At the time, my sisters and I didn’t know much about rearing fish so we were depending mainly on our aquarist’s advice. He had gifted the aquarium to my small sis, and would come every once in a while to clean it. All he had tasked us with was doing weekly water changes. After a while we parted ways with him, so it was upon us to decide how we were going to keep the aquarium clean.
Personally, I had tried touching the goldfish once, when he was showing us how to clean the aquarium, but I found them too slimy for comfort. That was the first and last time (to date) I attempted to touch a live fish. My small sis on the other hand, didn’t find the sliminess an issue so by default she took over the responsibility of cleaning the aquarium. The only things I helped with were the part water changes and feeding.
As I have pointed out, we didn’t know much about fish so we were nurturing our goldies on a trial and error basis. For starters, we didn’t understand that feeding them too much was an issue. If I knew then, what I know now, those precious goldies might have lasted longer than they did. I remember when one of them (the female) started seeming inactive, we’d throw some pellets in the aquarium, since we’d figured they always seemed psyched up when they were being fed.

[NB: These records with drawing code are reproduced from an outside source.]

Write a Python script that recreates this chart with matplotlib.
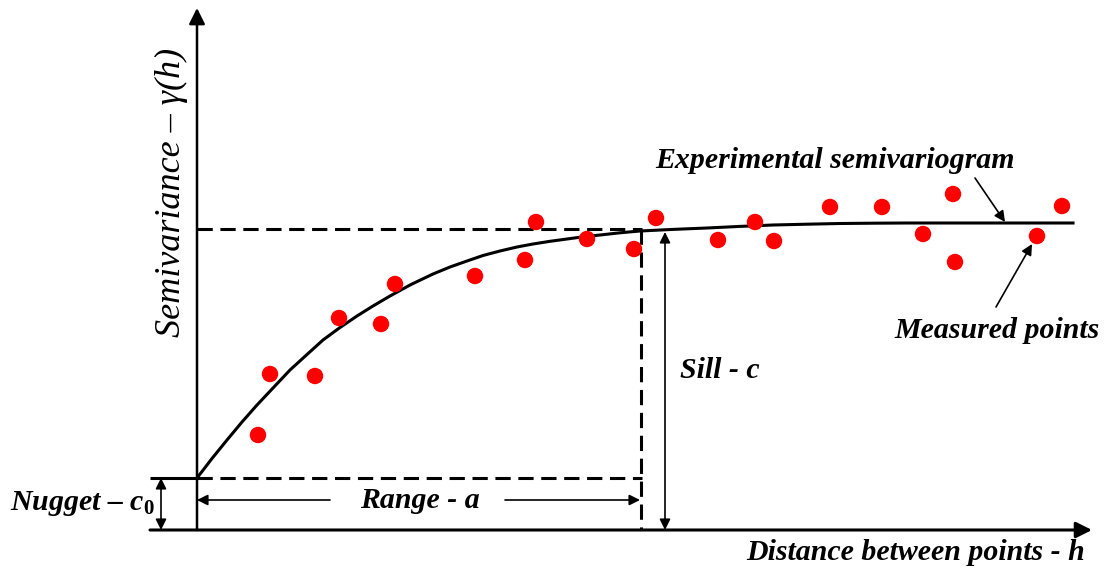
import matplotlib
matplotlib.use("Agg")
import matplotlib.pyplot as plt

plt.rcParams['lines.scale_dashes'] = False
plt.rcParams['mathtext.fontset'] = 'custom'
plt.rcParams['mathtext.it'] = 'Liberation Serif:italic:bold'
plt.rcParams['mathtext.rm'] = 'Liberation Serif:bold'

# Geometry of the model (distance h, semivariance gamma)
nugget = 52
sill_level = 301
range_a = 443

# Fitted model curve
curve_h = [0, 15, 30, 45, 60, 76, 93, 110, 126, 143, 160, 176, 193, 214, 236, 253, 270,
           286, 303, 320, 336, 353, 370, 386, 403, 423, 443, 476, 510, 543, 576, 610,
           643, 676, 710, 776, 876]
curve_g = [52, 71.5, 90, 108, 125, 142, 160, 175.5, 190, 202.5, 214, 224, 234, 245.5, 256,
           263, 269, 274.5, 279, 283, 286, 288.7, 291, 293.2, 295, 297.2, 299, 300.6, 302,
           303.6, 305, 305.8, 306.5, 306.8, 307, 307, 307]

# Measured points
pts_h = [61, 73, 118, 142, 184, 198, 278, 328, 339, 390, 437, 459, 521, 558, 577,
         633, 685, 726, 756, 758, 840, 865]
pts_g = [95, 156, 154, 212, 206, 246, 254, 270, 308, 291, 281, 312, 290, 308, 289,
         323, 323, 296, 336, 268, 294, 324]

fig = plt.figure(figsize=(11.05, 5.71), dpi=100)
ax = fig.add_axes([0, 0, 1, 1])
ax.set_xlim(-197, 908)
ax.set_ylim(-41, 530)
ax.axis('off')

FONT = 'Liberation Serif'
tkw = dict(family=FONT, style='italic', weight='bold', fontsize=21.5)

# axes with arrows
ax.annotate('', xy=(0, 522), xytext=(0, 0),
            arrowprops=dict(arrowstyle='-|>', color='black', lw=1.8, mutation_scale=24,
                            shrinkA=0, shrinkB=0))
ax.annotate('', xy=(895, 0), xytext=(-47, 0),
            arrowprops=dict(arrowstyle='-|>', color='black', lw=2.2, mutation_scale=24,
                            shrinkA=0, shrinkB=0))

# nugget line
ax.plot([-47, 0], [nugget, nugget], color='black', lw=2.2, solid_capstyle='butt')
ax.plot([0, range_a + 2], [nugget, nugget], color='black', lw=2.2,
        linestyle=(0, (11, 5.5)))
# sill dashed lines
ax.plot([0, range_a + 2], [sill_level, sill_level], color='black', lw=2.2,
        linestyle=(0, (11, 5.5)))
ax.plot([range_a + 1, range_a + 1], [sill_level, 0], color='black', lw=2.2,
        linestyle=(0, (11, 5.5)))

# model curve
ax.plot(curve_h, curve_g, color='black', lw=2.2, zorder=3, solid_joinstyle='round')

# measured points
ax.scatter(pts_h, pts_g, s=140, color='#ff0000', edgecolors='none', zorder=4)

# nugget double arrow
ax.annotate('', xy=(-36, nugget), xytext=(-36, 0),
            arrowprops=dict(arrowstyle='<|-|>', color='black', lw=1.2, mutation_scale=16,
                            shrinkA=0, shrinkB=0))
# range arrows
ax.annotate('', xy=(0, 30), xytext=(133, 30),
            arrowprops=dict(arrowstyle='-|>', color='black', lw=1.2, mutation_scale=16,
                            shrinkA=0, shrinkB=0))
ax.annotate('', xy=(range_a, 30), xytext=(308, 30),
            arrowprops=dict(arrowstyle='-|>', color='black', lw=1.2, mutation_scale=16,
                            shrinkA=0, shrinkB=0))
# sill double arrow
ax.annotate('', xy=(468, sill_level - 3), xytext=(468, 0),
            arrowprops=dict(arrowstyle='<|-|>', color='black', lw=1.2, mutation_scale=16,
                            shrinkA=0, shrinkB=0))

# annotation arrows
ax.annotate('', xy=(808, 308), xytext=(778, 352),
            arrowprops=dict(arrowstyle='-|>', color='black', lw=1.2, mutation_scale=16,
                            shrinkA=0, shrinkB=0))
ax.annotate('', xy=(835, 286), xytext=(799, 223),
            arrowprops=dict(arrowstyle='-|>', color='black', lw=1.2, mutation_scale=16,
                            shrinkA=0, shrinkB=0))

# texts
ax.text(458, 370, 'Experimental semivariogram', ha='left', va='center', **tkw)
ax.text(903, 200, 'Measured points', ha='right', va='center', **tkw)
ax.text(483, 160, 'Sill - c', ha='left', va='center', **tkw)
ax.text(223, 30, 'Range - a', ha='center', va='center', **tkw)
ax.text(-187, 27, 'Nugget – $c_0$', ha='left', va='center', **tkw)
ax.text(888, -23, 'Distance between points - h', ha='right', va='center', **tkw)
ax.text(-26, 338, 'Semivariance – γ(h)', ha='center', va='center', rotation=90,
        family=FONT, style='italic', fontsize=26)

fig.savefig('out.png', dpi=100)
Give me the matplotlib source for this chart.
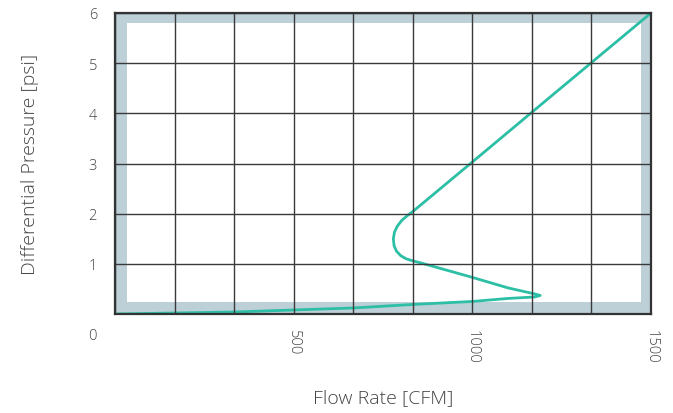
import matplotlib
matplotlib.use("Agg")
import matplotlib.pyplot as plt
from matplotlib.patches import Rectangle

plt.rcParams['font.family'] = ['Open Sans', 'DejaVu Sans']

flow = [0, 167, 333, 500, 667, 833, 1000, 1100, 1150, 1175, 1190, 1175, 1100, 1000, 900,
        860, 833, 815, 800, 788, 781, 779, 782, 790, 803, 818, 833, 1000, 1200, 1500]
pressure = [0, 0.02, 0.04, 0.08, 0.12, 0.19, 0.25, 0.31, 0.33, 0.34, 0.37, 0.40, 0.52, 0.73, 0.93,
            1.01, 1.06, 1.10, 1.16, 1.25, 1.36, 1.5, 1.63, 1.75, 1.87, 1.96, 2.04, 3.03, 4.22, 6.0]
xtick_vals = [i * 1500 / 9 for i in range(10)]
xtick_labels = ['', '', '', '500', '', '', '1000', '', '', '1500']
ytick_vals = [1, 2, 3, 4, 5, 6]

txt = '#444444'
fig = plt.figure(figsize=(6.73, 4.14), dpi=100)
ax = fig.add_axes([115/673, 99/414, 536/673, 301/414])
ax.set_xlim(0, 1500)
ax.set_ylim(0, 6)

band = '#bdd0d7'
for (x0, y0, w, h) in [(0, 0, 0.022, 1), (0, 0.967, 1, 0.033), (0.981, 0, 0.019, 1), (0, 0, 1, 0.04)]:
    ax.add_patch(Rectangle((x0, y0), w, h, transform=ax.transAxes, color=band, lw=0, zorder=0.5))

ax.set_xticks(xtick_vals)
ax.set_xticklabels(xtick_labels, rotation=270)
ax.set_yticks(ytick_vals)
ax.grid(True, color='#3a3a3a', lw=1.0, zorder=1)
ax.set_axisbelow(False)
ax.tick_params(axis='both', length=0, labelsize=10.5, labelcolor=txt)
ax.tick_params(axis='y', pad=13)
ax.tick_params(axis='x', pad=11)
for lbl in ax.get_xticklabels() + ax.get_yticklabels():
    lbl.set_fontweight('light')
ax.text(-0.043, -0.073, '0', transform=ax.transAxes, ha='center', va='center',
        fontsize=10.5, color=txt, fontweight='light')

for s in ax.spines.values():
    s.set_color('#333333')
    s.set_linewidth(1.6)
    s.set_zorder(3)

ax.plot(flow, pressure, color='#2dbfa5', lw=2.0, zorder=2, solid_capstyle='round', solid_joinstyle='round')

ax.set_xlabel('Flow Rate [CFM]', fontsize=14, color=txt, fontweight='light', labelpad=18)
ax.set_ylabel('Differential Pressure [psi]', fontsize=14, color=txt, fontweight='light', labelpad=36)

fig.savefig('out.png', dpi=100)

Little did we know that she was constipated and the food was only aggravating the situation. Next thing we knew, she was lying upside down, lifeless at the bottom of the aquarium. That was a sad day. Anyhu… I’m digressing…
When the aquarist showed us how to tell the sexes apart, we had named the female Finley, and the male Chibols. These two names were borrowed from a game my big sis had been playing on tagged at the time, and those were her goldfish’s names. Slowly, we got attached to the two. When Finley died, mom replaced her with another female, so Chibols wouldn’t get so bored, and to avoid ‘turf wars’ between males…
This new female that was brought into the aquarium seemed a bit aggressive and she always seemed to be chasing Chibols around. To avoid the emotional attachment, my sisters and I agreed we wouldn’t give her a personalised name, so that when she died we wouldn’t be overcome by grief like we had when Finley passed on. By consensus, we settled on the name ‘Fishy’.
A few months later, Chibols also succumbed to what seemed like Septicaemia. It was heart-wrenching! My sisters and I collectively agreed fish rearing wasn’t our thing. Ergo, we decided that when Fishy died, which we assumed would be sooner rather than later, we wouldn’t be bringing in more replacements. Discouraged, we continued tending to our only surviving goldie.